### Information provided:
:::

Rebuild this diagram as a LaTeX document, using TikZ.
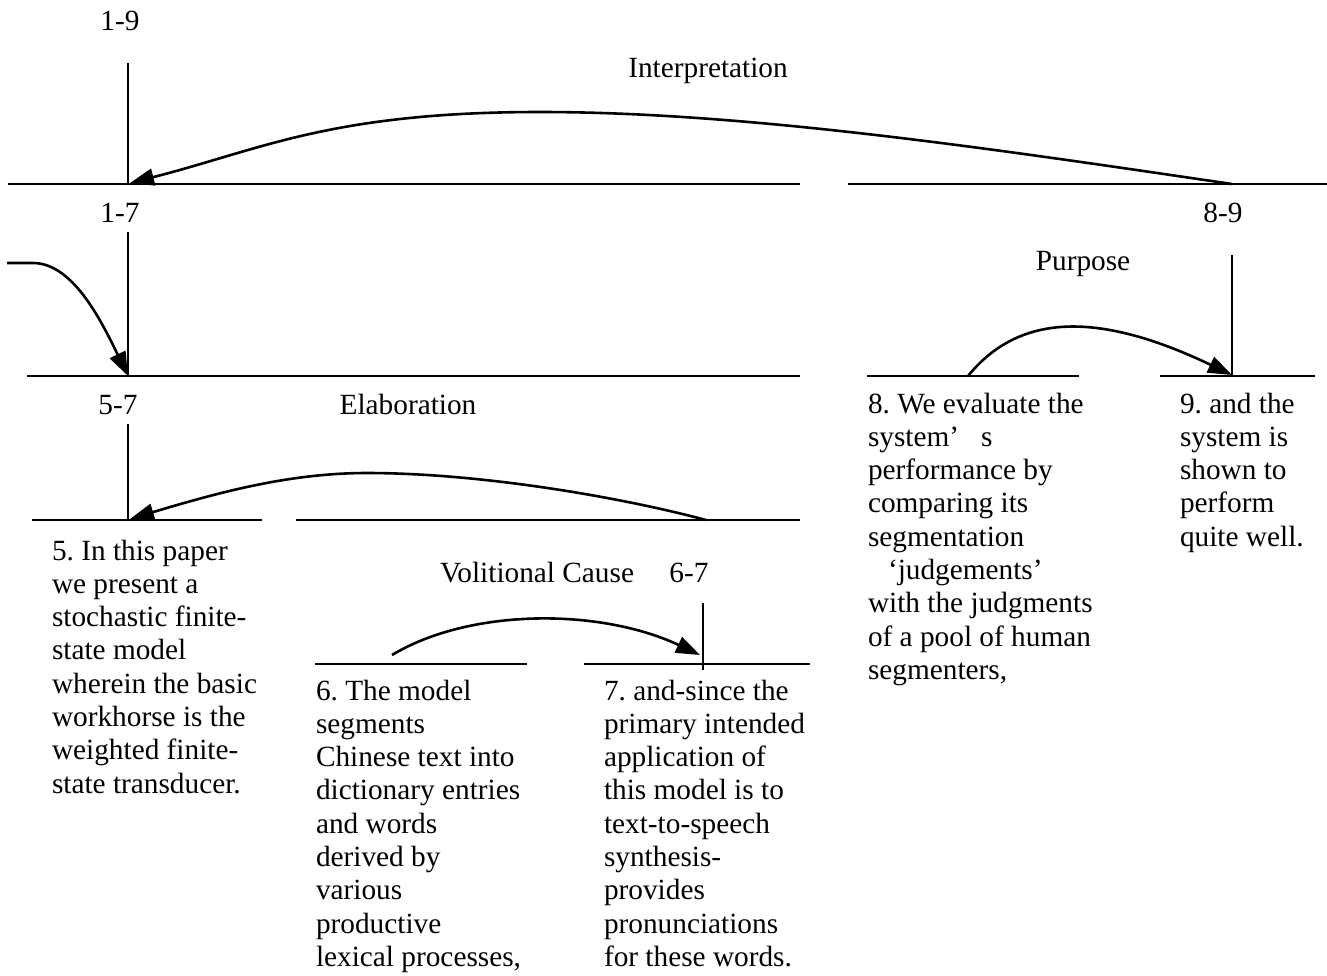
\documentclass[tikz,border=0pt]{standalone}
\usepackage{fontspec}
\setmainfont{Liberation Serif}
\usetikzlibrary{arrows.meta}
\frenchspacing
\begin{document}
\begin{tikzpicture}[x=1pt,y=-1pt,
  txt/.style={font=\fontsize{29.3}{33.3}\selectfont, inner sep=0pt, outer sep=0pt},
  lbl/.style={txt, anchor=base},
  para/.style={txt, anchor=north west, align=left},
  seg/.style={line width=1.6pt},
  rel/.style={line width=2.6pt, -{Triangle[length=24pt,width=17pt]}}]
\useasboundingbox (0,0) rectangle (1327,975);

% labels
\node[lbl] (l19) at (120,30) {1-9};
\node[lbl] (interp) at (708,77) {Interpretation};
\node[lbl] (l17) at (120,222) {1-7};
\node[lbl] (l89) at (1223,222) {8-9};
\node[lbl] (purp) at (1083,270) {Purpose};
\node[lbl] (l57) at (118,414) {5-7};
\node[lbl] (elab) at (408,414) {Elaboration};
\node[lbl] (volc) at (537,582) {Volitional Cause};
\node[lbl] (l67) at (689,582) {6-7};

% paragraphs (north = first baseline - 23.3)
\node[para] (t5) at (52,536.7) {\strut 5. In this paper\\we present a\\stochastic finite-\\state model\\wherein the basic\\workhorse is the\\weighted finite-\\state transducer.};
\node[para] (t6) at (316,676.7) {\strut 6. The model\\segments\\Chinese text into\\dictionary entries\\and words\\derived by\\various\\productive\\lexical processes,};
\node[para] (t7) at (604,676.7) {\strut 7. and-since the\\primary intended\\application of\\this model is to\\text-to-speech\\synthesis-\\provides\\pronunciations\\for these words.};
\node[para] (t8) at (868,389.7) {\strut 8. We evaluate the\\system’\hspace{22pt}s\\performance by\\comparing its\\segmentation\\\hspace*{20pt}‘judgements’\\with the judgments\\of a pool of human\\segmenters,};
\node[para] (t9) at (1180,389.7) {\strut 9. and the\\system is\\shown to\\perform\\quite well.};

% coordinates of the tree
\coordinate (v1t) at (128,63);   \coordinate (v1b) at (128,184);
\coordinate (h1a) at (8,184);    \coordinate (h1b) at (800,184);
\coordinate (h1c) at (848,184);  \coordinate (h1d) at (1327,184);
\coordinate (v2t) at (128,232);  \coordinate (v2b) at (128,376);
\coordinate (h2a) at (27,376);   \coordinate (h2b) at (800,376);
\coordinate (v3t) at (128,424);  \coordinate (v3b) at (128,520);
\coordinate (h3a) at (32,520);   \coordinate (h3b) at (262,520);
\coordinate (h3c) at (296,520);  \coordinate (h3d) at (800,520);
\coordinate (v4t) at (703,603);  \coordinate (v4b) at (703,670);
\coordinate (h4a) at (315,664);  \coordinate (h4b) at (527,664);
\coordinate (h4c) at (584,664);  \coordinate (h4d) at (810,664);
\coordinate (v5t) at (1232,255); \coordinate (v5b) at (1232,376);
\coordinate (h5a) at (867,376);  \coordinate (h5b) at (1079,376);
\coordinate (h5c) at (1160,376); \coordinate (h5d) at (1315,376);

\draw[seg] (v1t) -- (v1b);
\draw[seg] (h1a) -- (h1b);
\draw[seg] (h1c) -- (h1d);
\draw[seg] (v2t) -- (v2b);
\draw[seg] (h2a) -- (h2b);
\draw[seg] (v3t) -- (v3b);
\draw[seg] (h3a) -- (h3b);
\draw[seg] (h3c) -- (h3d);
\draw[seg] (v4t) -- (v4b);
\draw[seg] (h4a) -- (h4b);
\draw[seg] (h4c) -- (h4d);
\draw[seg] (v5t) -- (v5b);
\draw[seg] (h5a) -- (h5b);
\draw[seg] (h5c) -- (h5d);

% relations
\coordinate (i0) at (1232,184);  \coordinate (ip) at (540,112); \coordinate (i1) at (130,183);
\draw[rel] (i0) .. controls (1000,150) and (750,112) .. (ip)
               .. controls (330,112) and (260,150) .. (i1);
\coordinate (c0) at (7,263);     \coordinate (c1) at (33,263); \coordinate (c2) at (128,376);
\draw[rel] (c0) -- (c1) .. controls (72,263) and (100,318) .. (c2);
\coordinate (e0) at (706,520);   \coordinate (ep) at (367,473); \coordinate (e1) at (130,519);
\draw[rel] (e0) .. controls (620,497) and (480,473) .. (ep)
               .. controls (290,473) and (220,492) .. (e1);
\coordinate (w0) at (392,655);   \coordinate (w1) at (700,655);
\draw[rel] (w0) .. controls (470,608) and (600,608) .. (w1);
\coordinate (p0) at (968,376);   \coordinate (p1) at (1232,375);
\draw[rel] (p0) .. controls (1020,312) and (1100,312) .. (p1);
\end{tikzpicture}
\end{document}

:::

### Work to complete:
Reproduce every line above as written, skipping pictures.

### Solution to this exercise:
Rebuild this diagram as a LaTeX document, using TikZ.
\documentclass[tikz,border=0pt]{standalone}
\usepackage{fontspec}
\setmainfont{Liberation Serif}
\usetikzlibrary{arrows.meta}
\frenchspacing
\begin{document}
\begin{tikzpicture}[x=1pt,y=-1pt,
  txt/.style={font=\fontsize{29.3}{33.3}\selectfont, inner sep=0pt, outer sep=0pt},
  lbl/.style={txt, anchor=base},
  para/.style={txt, anchor=north west, align=left},
  seg/.style={line width=1.6pt},
  rel/.style={line width=2.6pt, -{Triangle[length=24pt,width=17pt]}}]
\useasboundingbox (0,0) rectangle (1327,975);

% labels
\node[lbl] (l19) at (120,30) {1-9};
\node[lbl] (interp) at (708,77) {Interpretation};
\node[lbl] (l17) at (120,222) {1-7};
\node[lbl] (l89) at (1223,222) {8-9};
\node[lbl] (purp) at (1083,270) {Purpose};
\node[lbl] (l57) at (118,414) {5-7};
\node[lbl] (elab) at (408,414) {Elaboration};
\node[lbl] (volc) at (537,582) {Volitional Cause};
\node[lbl] (l67) at (689,582) {6-7};

% paragraphs (north = first baseline - 23.3)
\node[para] (t5) at (52,536.7) {\strut 5. In this paper\\we present a\\stochastic finite-\\state model\\wherein the basic\\workhorse is the\\weighted finite-\\state transducer.};
\node[para] (t6) at (316,676.7) {\strut 6. The model\\segments\\Chinese text into\\dictionary entries\\and words\\derived by\\various\\productive\\lexical processes,};
\node[para] (t7) at (604,676.7) {\strut 7. and-since the\\primary intended\\application of\\this model is to\\text-to-speech\\synthesis-\\provides\\pronunciations\\for these words.};
\node[para] (t8) at (868,389.7) {\strut 8. We evaluate the\\system’\hspace{22pt}s\\performance by\\comparing its\\segmentation\\\hspace*{20pt}‘judgements’\\with the judgments\\of a pool of human\\segmenters,};
\node[para] (t9) at (1180,389.7) {\strut 9. and the\\system is\\shown to\\perform\\quite well.};

% coordinates of the tree
\coordinate (v1t) at (128,63);   \coordinate (v1b) at (128,184);
\coordinate (h1a) at (8,184);    \coordinate (h1b) at (800,184);
\coordinate (h1c) at (848,184);  \coordinate (h1d) at (1327,184);
\coordinate (v2t) at (128,232);  \coordinate (v2b) at (128,376);
\coordinate (h2a) at (27,376);   \coordinate (h2b) at (800,376);
\coordinate (v3t) at (128,424);  \coordinate (v3b) at (128,520);
\coordinate (h3a) at (32,520);   \coordinate (h3b) at (262,520);
\coordinate (h3c) at (296,520);  \coordinate (h3d) at (800,520);
\coordinate (v4t) at (703,603);  \coordinate (v4b) at (703,670);
\coordinate (h4a) at (315,664);  \coordinate (h4b) at (527,664);
\coordinate (h4c) at (584,664);  \coordinate (h4d) at (810,664);
\coordinate (v5t) at (1232,255); \coordinate (v5b) at (1232,376);
\coordinate (h5a) at (867,376);  \coordinate (h5b) at (1079,376);
\coordinate (h5c) at (1160,376); \coordinate (h5d) at (1315,376);

\draw[seg] (v1t) -- (v1b);
\draw[seg] (h1a) -- (h1b);
\draw[seg] (h1c) -- (h1d);
\draw[seg] (v2t) -- (v2b);
\draw[seg] (h2a) -- (h2b);
\draw[seg] (v3t) -- (v3b);
\draw[seg] (h3a) -- (h3b);
\draw[seg] (h3c) -- (h3d);
\draw[seg] (v4t) -- (v4b);
\draw[seg] (h4a) -- (h4b);
\draw[seg] (h4c) -- (h4d);
\draw[seg] (v5t) -- (v5b);
\draw[seg] (h5a) -- (h5b);
\draw[seg] (h5c) -- (h5d);

% relations
\coordinate (i0) at (1232,184);  \coordinate (ip) at (540,112); \coordinate (i1) at (130,183);
\draw[rel] (i0) .. controls (1000,150) and (750,112) .. (ip)
               .. controls (330,112) and (260,150) .. (i1);
\coordinate (c0) at (7,263);     \coordinate (c1) at (33,263); \coordinate (c2) at (128,376);
\draw[rel] (c0) -- (c1) .. controls (72,263) and (100,318) .. (c2);
\coordinate (e0) at (706,520);   \coordinate (ep) at (367,473); \coordinate (e1) at (130,519);
\draw[rel] (e0) .. controls (620,497) and (480,473) .. (ep)
               .. controls (290,473) and (220,492) .. (e1);
\coordinate (w0) at (392,655);   \coordinate (w1) at (700,655);
\draw[rel] (w0) .. controls (470,608) and (600,608) .. (w1);
\coordinate (p0) at (968,376);   \coordinate (p1) at (1232,375);
\draw[rel] (p0) .. controls (1020,312) and (1100,312) .. (p1);
\end{tikzpicture}
\end{document}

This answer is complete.